YOUR INSTRUCTIONS -
Pull out from the material below all lines with "image".

Code that draws figures:
──────────

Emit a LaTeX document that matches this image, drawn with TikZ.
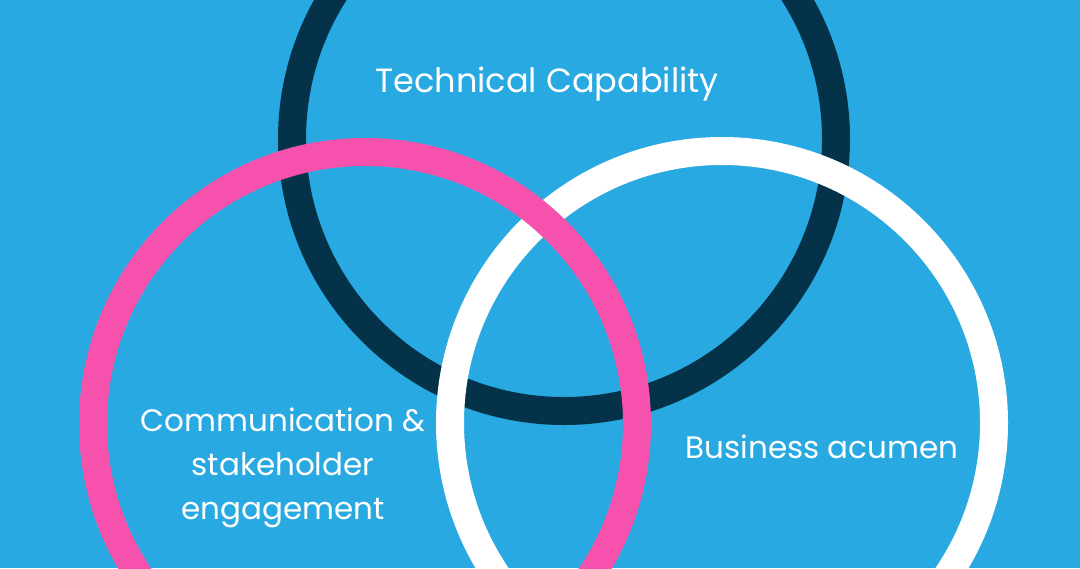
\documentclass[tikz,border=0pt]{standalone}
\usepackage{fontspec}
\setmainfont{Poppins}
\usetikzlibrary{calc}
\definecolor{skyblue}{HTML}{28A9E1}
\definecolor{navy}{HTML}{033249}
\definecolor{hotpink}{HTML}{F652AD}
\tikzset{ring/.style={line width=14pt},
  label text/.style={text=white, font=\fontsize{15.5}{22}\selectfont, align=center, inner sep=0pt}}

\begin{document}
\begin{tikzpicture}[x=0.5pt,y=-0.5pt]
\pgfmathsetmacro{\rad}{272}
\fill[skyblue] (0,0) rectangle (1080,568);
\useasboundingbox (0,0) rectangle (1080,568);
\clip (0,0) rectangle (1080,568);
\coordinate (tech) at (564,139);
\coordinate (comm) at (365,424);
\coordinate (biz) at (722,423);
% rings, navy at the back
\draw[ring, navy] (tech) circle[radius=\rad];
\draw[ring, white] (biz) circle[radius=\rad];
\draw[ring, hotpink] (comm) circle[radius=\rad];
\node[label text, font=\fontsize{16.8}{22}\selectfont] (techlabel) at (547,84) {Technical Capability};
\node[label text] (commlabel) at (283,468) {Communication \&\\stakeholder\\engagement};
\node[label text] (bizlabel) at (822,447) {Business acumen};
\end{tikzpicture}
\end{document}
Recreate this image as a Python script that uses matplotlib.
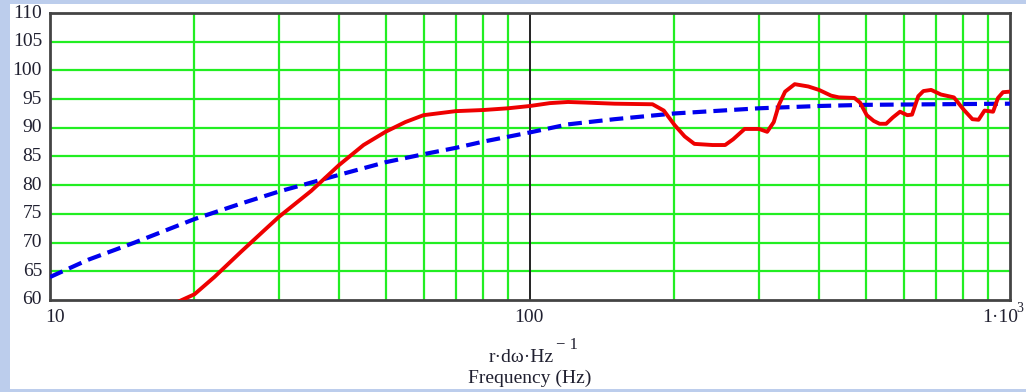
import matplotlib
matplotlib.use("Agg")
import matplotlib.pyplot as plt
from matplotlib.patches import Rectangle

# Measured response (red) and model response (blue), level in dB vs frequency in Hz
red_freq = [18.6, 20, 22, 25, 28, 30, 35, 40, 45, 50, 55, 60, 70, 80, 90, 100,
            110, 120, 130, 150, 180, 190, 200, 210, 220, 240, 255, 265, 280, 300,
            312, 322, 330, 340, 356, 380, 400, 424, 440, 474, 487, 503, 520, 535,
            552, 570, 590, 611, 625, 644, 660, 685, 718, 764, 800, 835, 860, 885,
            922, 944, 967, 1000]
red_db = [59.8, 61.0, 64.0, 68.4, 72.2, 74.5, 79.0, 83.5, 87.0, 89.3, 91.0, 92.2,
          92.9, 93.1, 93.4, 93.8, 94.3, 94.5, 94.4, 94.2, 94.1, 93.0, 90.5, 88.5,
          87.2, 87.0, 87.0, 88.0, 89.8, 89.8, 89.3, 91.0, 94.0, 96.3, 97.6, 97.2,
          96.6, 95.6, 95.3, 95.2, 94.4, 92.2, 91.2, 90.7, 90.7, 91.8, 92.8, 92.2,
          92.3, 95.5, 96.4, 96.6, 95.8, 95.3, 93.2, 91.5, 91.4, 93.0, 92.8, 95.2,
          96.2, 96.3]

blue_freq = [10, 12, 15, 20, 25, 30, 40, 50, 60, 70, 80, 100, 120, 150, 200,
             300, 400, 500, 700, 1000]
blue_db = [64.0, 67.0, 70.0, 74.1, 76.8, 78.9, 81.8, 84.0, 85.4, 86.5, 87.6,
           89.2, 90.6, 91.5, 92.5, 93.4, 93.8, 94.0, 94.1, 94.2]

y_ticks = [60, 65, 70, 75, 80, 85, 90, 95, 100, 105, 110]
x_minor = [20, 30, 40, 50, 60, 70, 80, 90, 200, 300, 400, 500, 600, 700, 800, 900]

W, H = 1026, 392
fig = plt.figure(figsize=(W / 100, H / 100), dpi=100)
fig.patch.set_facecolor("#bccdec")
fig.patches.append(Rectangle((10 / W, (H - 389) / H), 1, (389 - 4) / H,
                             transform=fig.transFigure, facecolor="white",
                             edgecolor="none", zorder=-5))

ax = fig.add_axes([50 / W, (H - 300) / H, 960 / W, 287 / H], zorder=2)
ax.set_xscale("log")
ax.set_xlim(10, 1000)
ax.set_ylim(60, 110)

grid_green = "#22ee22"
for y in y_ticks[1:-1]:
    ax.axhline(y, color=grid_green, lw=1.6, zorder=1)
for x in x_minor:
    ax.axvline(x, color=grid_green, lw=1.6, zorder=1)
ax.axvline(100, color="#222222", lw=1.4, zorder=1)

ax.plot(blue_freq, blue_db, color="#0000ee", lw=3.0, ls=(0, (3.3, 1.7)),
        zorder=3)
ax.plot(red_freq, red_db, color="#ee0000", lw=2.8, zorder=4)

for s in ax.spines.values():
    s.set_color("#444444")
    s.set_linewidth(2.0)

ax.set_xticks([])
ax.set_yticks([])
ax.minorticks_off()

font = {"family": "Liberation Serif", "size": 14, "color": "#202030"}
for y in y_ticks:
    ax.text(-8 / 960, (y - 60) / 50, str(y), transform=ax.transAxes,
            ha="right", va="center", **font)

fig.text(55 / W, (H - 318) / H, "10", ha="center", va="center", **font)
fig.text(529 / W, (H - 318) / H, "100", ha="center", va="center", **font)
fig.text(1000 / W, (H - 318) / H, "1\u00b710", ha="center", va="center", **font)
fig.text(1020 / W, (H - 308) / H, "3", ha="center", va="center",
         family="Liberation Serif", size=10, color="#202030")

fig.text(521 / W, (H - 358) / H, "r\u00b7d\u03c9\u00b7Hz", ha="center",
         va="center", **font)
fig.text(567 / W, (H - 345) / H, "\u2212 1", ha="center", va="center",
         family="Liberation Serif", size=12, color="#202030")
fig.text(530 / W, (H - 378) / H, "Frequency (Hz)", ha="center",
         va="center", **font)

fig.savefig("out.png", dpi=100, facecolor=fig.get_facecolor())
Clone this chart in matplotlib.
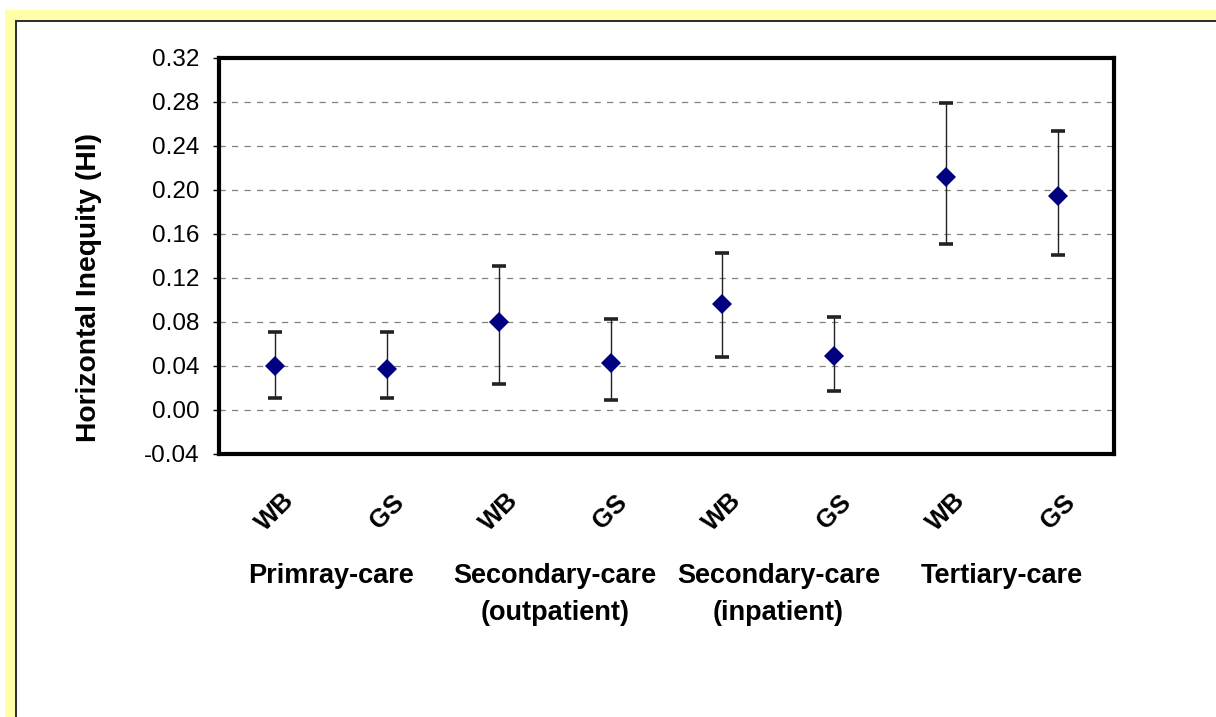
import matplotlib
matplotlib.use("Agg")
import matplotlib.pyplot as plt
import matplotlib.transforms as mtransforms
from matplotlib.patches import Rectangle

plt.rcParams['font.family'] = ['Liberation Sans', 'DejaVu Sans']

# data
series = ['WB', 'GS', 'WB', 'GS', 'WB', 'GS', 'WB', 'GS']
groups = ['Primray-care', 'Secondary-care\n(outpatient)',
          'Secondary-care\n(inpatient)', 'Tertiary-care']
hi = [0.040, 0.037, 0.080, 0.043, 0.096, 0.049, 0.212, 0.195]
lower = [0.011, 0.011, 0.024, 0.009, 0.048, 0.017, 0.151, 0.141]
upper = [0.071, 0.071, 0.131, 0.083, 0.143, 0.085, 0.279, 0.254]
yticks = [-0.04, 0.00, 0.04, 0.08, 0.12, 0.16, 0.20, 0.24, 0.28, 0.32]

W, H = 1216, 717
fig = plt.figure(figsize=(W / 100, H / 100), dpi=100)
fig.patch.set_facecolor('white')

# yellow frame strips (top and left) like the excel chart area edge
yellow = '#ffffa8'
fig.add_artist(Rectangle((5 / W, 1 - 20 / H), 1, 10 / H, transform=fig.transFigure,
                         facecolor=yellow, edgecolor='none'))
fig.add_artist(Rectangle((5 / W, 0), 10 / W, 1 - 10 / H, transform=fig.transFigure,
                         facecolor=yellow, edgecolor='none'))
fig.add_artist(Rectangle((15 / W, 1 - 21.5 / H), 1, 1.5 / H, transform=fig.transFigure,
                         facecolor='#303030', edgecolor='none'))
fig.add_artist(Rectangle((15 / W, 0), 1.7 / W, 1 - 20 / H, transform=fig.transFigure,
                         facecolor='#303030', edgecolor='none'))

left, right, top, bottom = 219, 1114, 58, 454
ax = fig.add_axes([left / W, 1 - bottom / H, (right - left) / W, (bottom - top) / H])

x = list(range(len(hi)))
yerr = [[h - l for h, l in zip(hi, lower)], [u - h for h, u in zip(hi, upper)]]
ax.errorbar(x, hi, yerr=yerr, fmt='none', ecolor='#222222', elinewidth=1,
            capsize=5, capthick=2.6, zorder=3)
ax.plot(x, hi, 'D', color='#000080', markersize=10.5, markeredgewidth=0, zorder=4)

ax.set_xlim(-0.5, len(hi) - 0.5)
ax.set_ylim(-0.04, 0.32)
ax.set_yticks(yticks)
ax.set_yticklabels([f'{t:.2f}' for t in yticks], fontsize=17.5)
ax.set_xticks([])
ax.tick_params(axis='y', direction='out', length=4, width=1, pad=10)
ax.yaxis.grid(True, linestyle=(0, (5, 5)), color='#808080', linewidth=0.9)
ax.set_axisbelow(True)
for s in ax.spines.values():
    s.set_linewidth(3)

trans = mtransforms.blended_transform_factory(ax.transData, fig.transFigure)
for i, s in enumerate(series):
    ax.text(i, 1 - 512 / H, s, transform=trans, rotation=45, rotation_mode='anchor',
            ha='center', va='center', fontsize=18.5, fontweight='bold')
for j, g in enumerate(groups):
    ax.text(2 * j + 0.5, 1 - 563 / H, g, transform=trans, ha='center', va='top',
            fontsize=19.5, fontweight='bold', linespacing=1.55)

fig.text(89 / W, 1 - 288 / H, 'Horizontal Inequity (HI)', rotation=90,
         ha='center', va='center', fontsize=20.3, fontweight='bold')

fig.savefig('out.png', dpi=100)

──────────

WRITTEN REPLY -
Emit a LaTeX document that matches this image, drawn with TikZ.
Recreate this image as a Python script that uses matplotlib.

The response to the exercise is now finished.